Dollars denied as diabetes runs riot
Governments have been pouring money into acute care that operates like an ambulance ‘at the bottom of the cliff’ yet refuse to offer long-term, secure funding for prevention programs.
Governments have been pouring money into acute care that operates like an ambulance “at the bottom of the cliff” yet refuse to offer long-term, secure funding for prevention programs that deliver enormous results at low cost.
An assessment of the escalating diabetes epidemic by a bipartisan parliamentary committee has called for a fundamental shift to preventative healthcare, highlighting the government’s warped priorities as billions are instead spent on amputations, dialysis and acute care admissions.
One such low-cost preventative program, based around planting vegetable, fruit and bush tucker gardens in Northern Territory and West Australian schools, and teaching children how to grow, harvest and cook the produce, has lowered the prevalence of type 2 diabetes in four of six communities where the project has been fully implemented.
The EON Foundation has more than 40 remote Australian communities on its waitlist, with program founder Caroline de Mori saying: “People are telling us, ‘We’re dying too young, please come and help us’.”
Yet the federal government has not committed to funding the program – which sees EON project managers follow up with communities fortnightly for at least five years – beyond December 2024.
Australian Medical Association president Steve Robson called Australia’s approach to preventative health “an international embarrassment”, with a “paltry 2 per cent” of Australia’s hundreds of billions of dollars in health expenditure devoted to “true preventive measures”.
“The diabetes report has shown us that failing to deal with prevention, and putting all of our eggs into the treatment basket, leaves us dealing with a catastrophic epidemic of ill health that is overwhelming our ability to deal with it,” he said. “Unless Australia takes preventive care seriously, and develops a comprehensive plan to stop these conditions before they take our communities in their grip, then chronic disease will become a lead weight across the chest of our economy.”
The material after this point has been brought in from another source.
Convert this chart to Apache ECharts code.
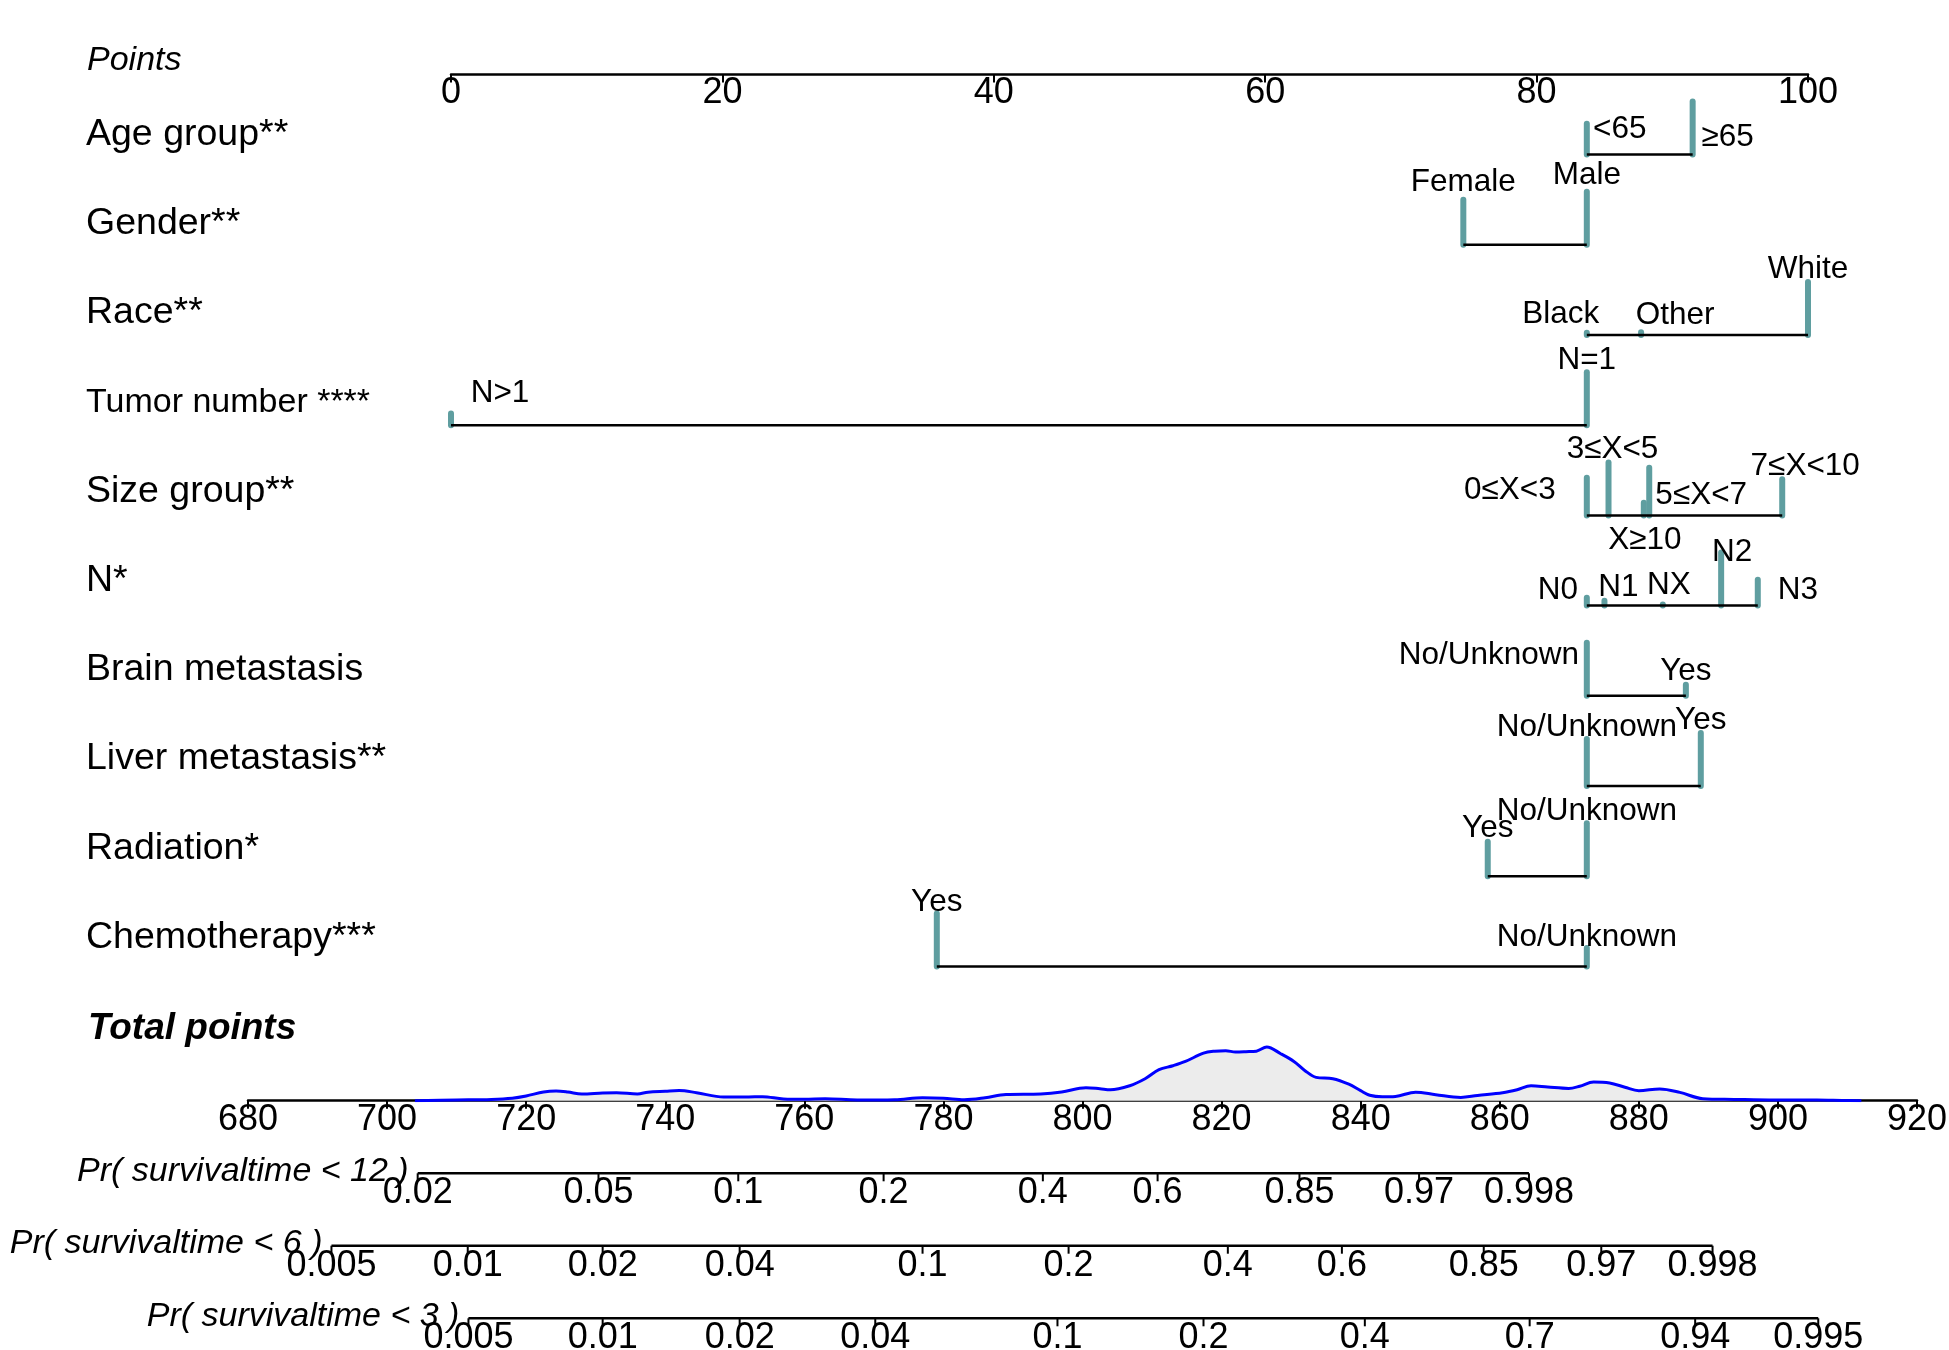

Public Health Association of Australia chief executive Terry Slevin said the government should urgently implement a funding program, like the PBS and its adjoining advisory scheme, to assess the effectiveness and cost-benefit of preventative programs.
“We don’t see cardiovascular, or cancer programs on a three-, two- or one-year cycle, as is the case for some preventative healthcare programs. They are an ongoing service delivery and should be treated as such,” he said.
Royal Australian College of General Practitioners chair Lara Roeske said investing in preventive care in general practice was “key”.
“This will not only help more Australians live healthier lives, it will also save the health budget. We know type 2 diabetes can be prevented or delayed in up to 58 per cent of people,” Dr Roeske said.
New analysis of the EON Foundation initiative showed that between 2020 and 2023, there were 112 fewer cases of diabetes than predicted across the six NT communities. A cost-benefit analysis also showed the program cost $2.9m over four years, and $244,000 each year from the fifth year, with a net program benefit of $1.3m per year from the fifth year.
Ms de Mori said despite exceptional results, long-term government funding had not been locked in. “Costs of more dialysis machines, forget that. Cost to people being on Centrelink who are too sick to work, forget that,” she said.
While the parliamentary committee report found that type 2 diabetes was fast becoming entrenched as a multi-generational disease in the most disadvantaged pockets of the nation, Ms de Mori said it did not have to.
“Young people now can have a different outcome to their parents and grandparents. The tragedy of type 2 diabetes on quality of life, such as having limbs cut off, is a miserable, miserable life, but doesn’t have to be,” she said.
“The government needs to step up and make longer-term commitments to preventing this hideous disease and reversing it.”